That Supreme Court justices have to offer legal arguments rather than rely on professions of faith in interpreting American laws is a feature, not a bug. But it can also be awkward to talk in exclusively secular terms about an institution that many Americans see as deeply religious—and this is as true of the majority opinion as it is of the dissents. For all the soaring rhetoric about marriage in Kennedy’s decision, said Andy Koppelman, a constitutional law professor at Northwestern Law, it’s not exactly clear why marriage is a fundamental right according to the Constitution. “Every reason that [Kennedy] cites is a reason why same-sex marriage is a good idea,” he said. “But it’s not clear that they’re legal reasons. Not every good reason is a legal argument.” For Kennedy, marriage is about dignity and happiness, just as for Alito, Roberts, Scalia, and Thomas, it’s primarily about procreation; both of these are first-principle claims. In part, the division among the justices comes down to their opinions about what the Court should do in a case like this. As Roberts writes:
Stripped of its shiny rhetorical gloss, the majority’s argument is that the Due Process Clause gives same-sex couples a fundamental right to marry because it will be good for them and for society. If I were a legislator, I would certainly consider that view as a matter of social policy. But as a judge, I find the majority’s position indefensible as a matter of constitutional law.
“This whole area of the law is troubling in the sense that one doesn’t like the Court just making it up,” Koppelman added. “Kennedy is vulnerable on that score: He hasn’t got a good answer to the claim that he is just making it up.”
Regardless, here we are; this is the decision America got. Now that the Court has resolved the legal question of same-sex marriage, there may be more clarity in the opposition to same-sex marriage. Russell Moore, the head of the Southern Baptist Convention’s policy arm, called on Christians to defend an increasingly counter-cultural, “biblical” understanding of marriage. The head of the United States Conference of Catholic Bishops, Joseph E. Kurtz, called the decision “a tragic error that harms the common good and most vulnerable among us.” It’s not just Christians, either: The Orthodox Union, a Jewish organization, issued a statement to “reiterate the historical position of the Jewish faith, enunciated unequivocally in our Bible, Talmud and Codes, which forbids homosexual relationships and condemns the institutionalization of such relationships as marriages.” Yet many conservative leaders have paired their opposition to gay marriage with a call to care for those who identify as gay (or, as some phrased it, who experience “same-sex attraction”). This framing may only be possible because the goal has changed; marriage in this country can now be treated entirely as a cultural and religious question, rather than a political and legal one.

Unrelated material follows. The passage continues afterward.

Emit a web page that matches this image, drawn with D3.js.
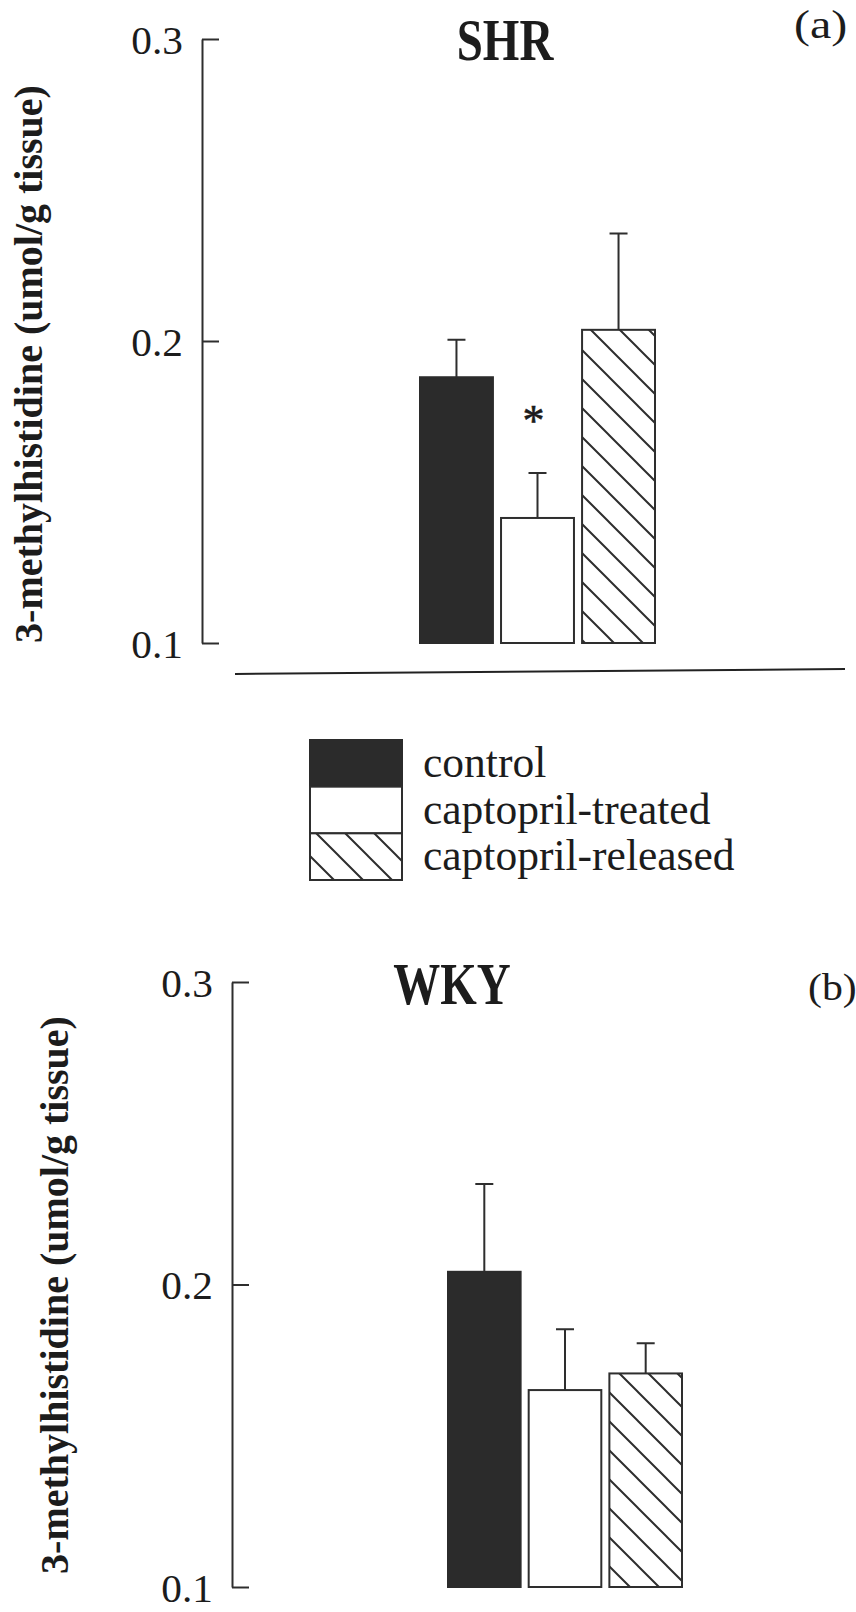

As for those social conservatives who forecast the certain decline of “a keystone of the Nation’s social order,” perhaps they should look to Alito’s dissent, in which he cites his own writing in United States v. Windsor: “At present, no one—including social scientists, philosophers, and historians—can predict with any certainty what the long-term ramifications of widespread acceptance of same-sex marriage will be.”